◆ **GIVEN INSTRUCTION**
Pictures stay out of this copy; please retype only the lines from the start of the records through the line with "0.0, 0.0, 0.0]".

-- START OF MATERIAL FOR THE TASK --

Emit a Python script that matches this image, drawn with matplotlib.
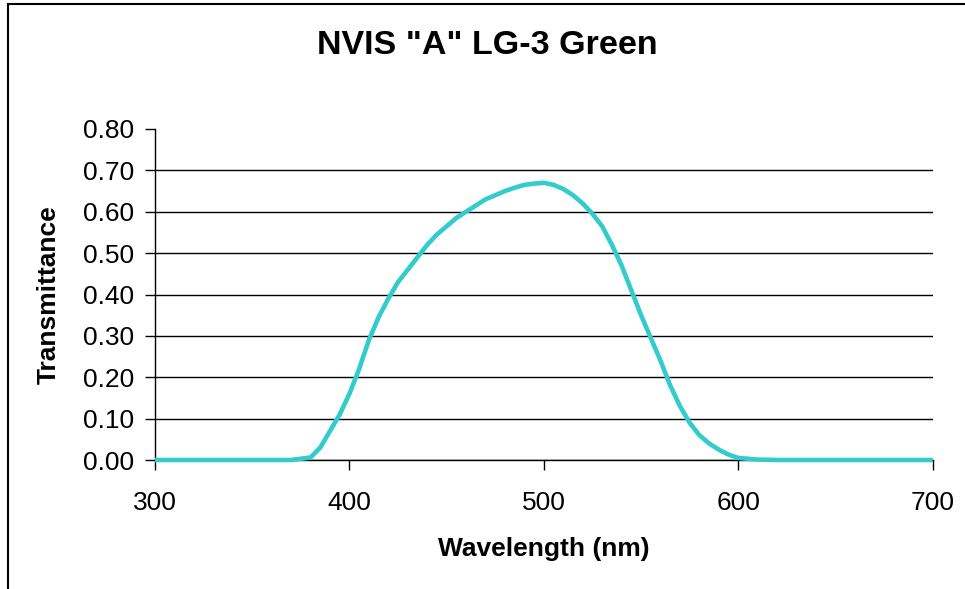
import matplotlib
matplotlib.use('Agg')
import matplotlib.pyplot as plt
from matplotlib.patches import Rectangle

# transmittance curve (5 nm steps over the band)
wavelength = [300, 310, 320, 330, 340, 350, 360, 370, 380, 385,
              390, 395, 400, 405, 410, 415, 420, 425, 430, 435,
              440, 445, 450, 455, 460, 465, 470, 475, 480, 485,
              490, 495, 500, 505, 510, 515, 520, 525, 530, 535,
              540, 545, 550, 555, 560, 565, 570, 575, 580, 585,
              590, 595, 600, 610, 620, 630, 640, 650, 660, 670,
              680, 690, 700]
transmittance = [0.0, 0.0, 0.0, 0.0, 0.0, 0.0, 0.0, 0.0, 0.006, 0.03,
                 0.07, 0.11, 0.16, 0.22, 0.29, 0.345, 0.39, 0.43, 0.46, 0.49,
                 0.52, 0.545, 0.565, 0.585, 0.60, 0.615, 0.63, 0.64, 0.65, 0.658,
                 0.665, 0.668, 0.67, 0.665, 0.655, 0.64, 0.62, 0.595, 0.565, 0.52,
                 0.47, 0.41, 0.35, 0.295, 0.24, 0.18, 0.13, 0.09, 0.06, 0.04,
                 0.025, 0.013, 0.005, 0.001, 0.0, 0.0, 0.0, 0.0, 0.0, 0.0,
                 0.0, 0.0, 0.0]

x_ticks = [300, 400, 500, 600, 700]
y_ticks = [0.0, 0.1, 0.2, 0.3, 0.4, 0.5, 0.6, 0.7, 0.8]

plt.rcParams['font.family'] = ['Liberation Sans', 'DejaVu Sans']

fig = plt.figure(figsize=(9.65, 5.89), dpi=100)
ax = fig.add_axes([155 / 965, 1 - 460 / 589, (932.7 - 155) / 965, (460 - 129) / 589])

ax.plot(wavelength, transmittance, color='#33CCCC', lw=3.3, solid_joinstyle='round',
        solid_capstyle='butt', zorder=3, clip_on=False)

ax.set_xlim(300, 700)
ax.set_ylim(0, 0.8)
ax.set_xticks(x_ticks)
ax.set_yticks(y_ticks)
ax.set_yticklabels(['%.2f' % v for v in y_ticks])
ax.tick_params(axis='both', direction='out', length=7, width=1, colors='black',
               labelsize=19)
ax.tick_params(axis='y', pad=8)
ax.tick_params(axis='x', pad=15)

ax.grid(axis='y', color='black', lw=1)
ax.get_ygridlines()[-1].set_visible(False)
ax.set_axisbelow(True)

for side in ['top', 'right']:
    ax.spines[side].set_visible(False)
for side in ['left', 'bottom']:
    ax.spines[side].set_linewidth(1)
    ax.spines[side].set_color('black')

ax.set_xlabel('Wavelength (nm)', fontsize=19, fontweight='bold', labelpad=16)
ax.set_ylabel('Transmittance', fontsize=19, fontweight='bold', labelpad=16)

fig.text(487 / 965, 1 - 46 / 589, 'NVIS "A" LG-3 Green', fontsize=24.5,
         fontweight='bold', ha='center', va='center')

# chart-area border (only left and top edges fall inside the image)
fig.add_artist(Rectangle((8 / 965, -0.1), 1.2, 1.1 - 4 / 589, transform=fig.transFigure,
                         fill=False, ec='black', lw=1.5))

fig.savefig('out.png', dpi=100)
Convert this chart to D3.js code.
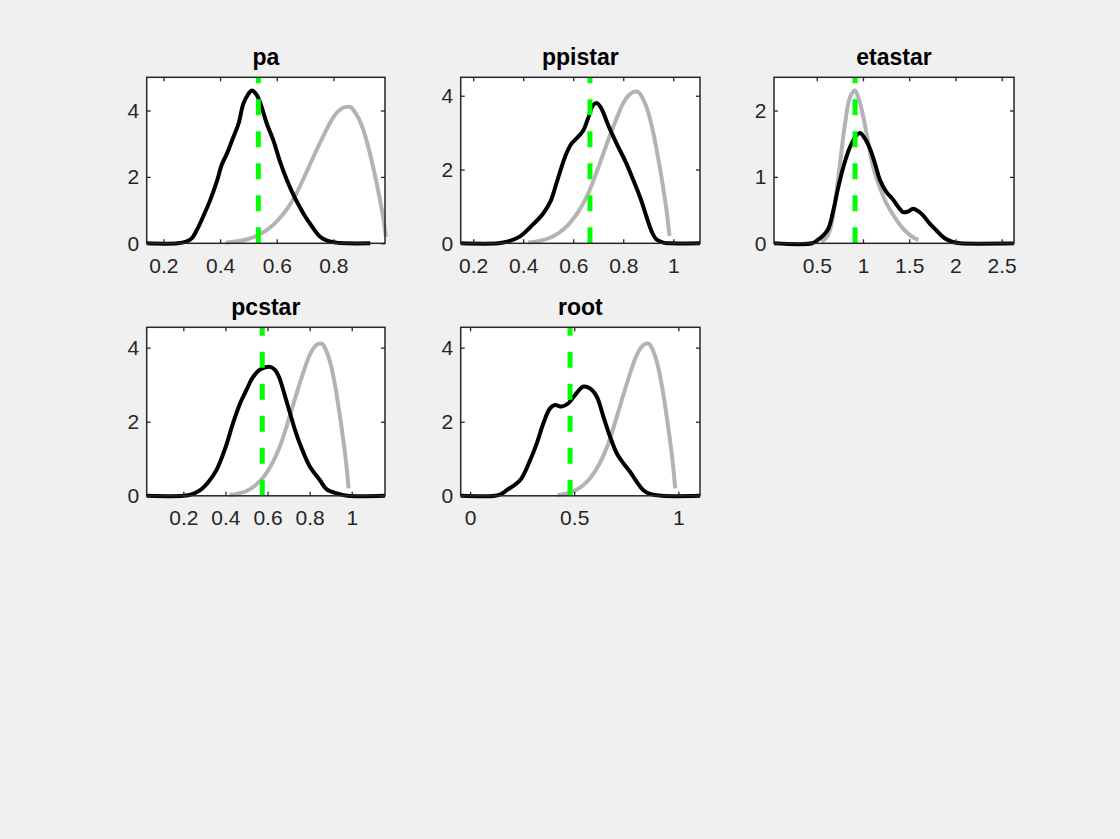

-- END OF MATERIAL FOR THE TASK --

◆ **RIGHT ANSWER**
Emit a Python script that matches this image, drawn with matplotlib.
import matplotlib
matplotlib.use('Agg')
import matplotlib.pyplot as plt
from matplotlib.patches import Rectangle

# transmittance curve (5 nm steps over the band)
wavelength = [300, 310, 320, 330, 340, 350, 360, 370, 380, 385,
              390, 395, 400, 405, 410, 415, 420, 425, 430, 435,
              440, 445, 450, 455, 460, 465, 470, 475, 480, 485,
              490, 495, 500, 505, 510, 515, 520, 525, 530, 535,
              540, 545, 550, 555, 560, 565, 570, 575, 580, 585,
              590, 595, 600, 610, 620, 630, 640, 650, 660, 670,
              680, 690, 700]
transmittance = [0.0, 0.0, 0.0, 0.0, 0.0, 0.0, 0.0, 0.0, 0.006, 0.03,
                 0.07, 0.11, 0.16, 0.22, 0.29, 0.345, 0.39, 0.43, 0.46, 0.49,
                 0.52, 0.545, 0.565, 0.585, 0.60, 0.615, 0.63, 0.64, 0.65, 0.658,
                 0.665, 0.668, 0.67, 0.665, 0.655, 0.64, 0.62, 0.595, 0.565, 0.52,
                 0.47, 0.41, 0.35, 0.295, 0.24, 0.18, 0.13, 0.09, 0.06, 0.04,
                 0.025, 0.013, 0.005, 0.001, 0.0, 0.0, 0.0, 0.0, 0.0, 0.0,
                 0.0, 0.0, 0.0]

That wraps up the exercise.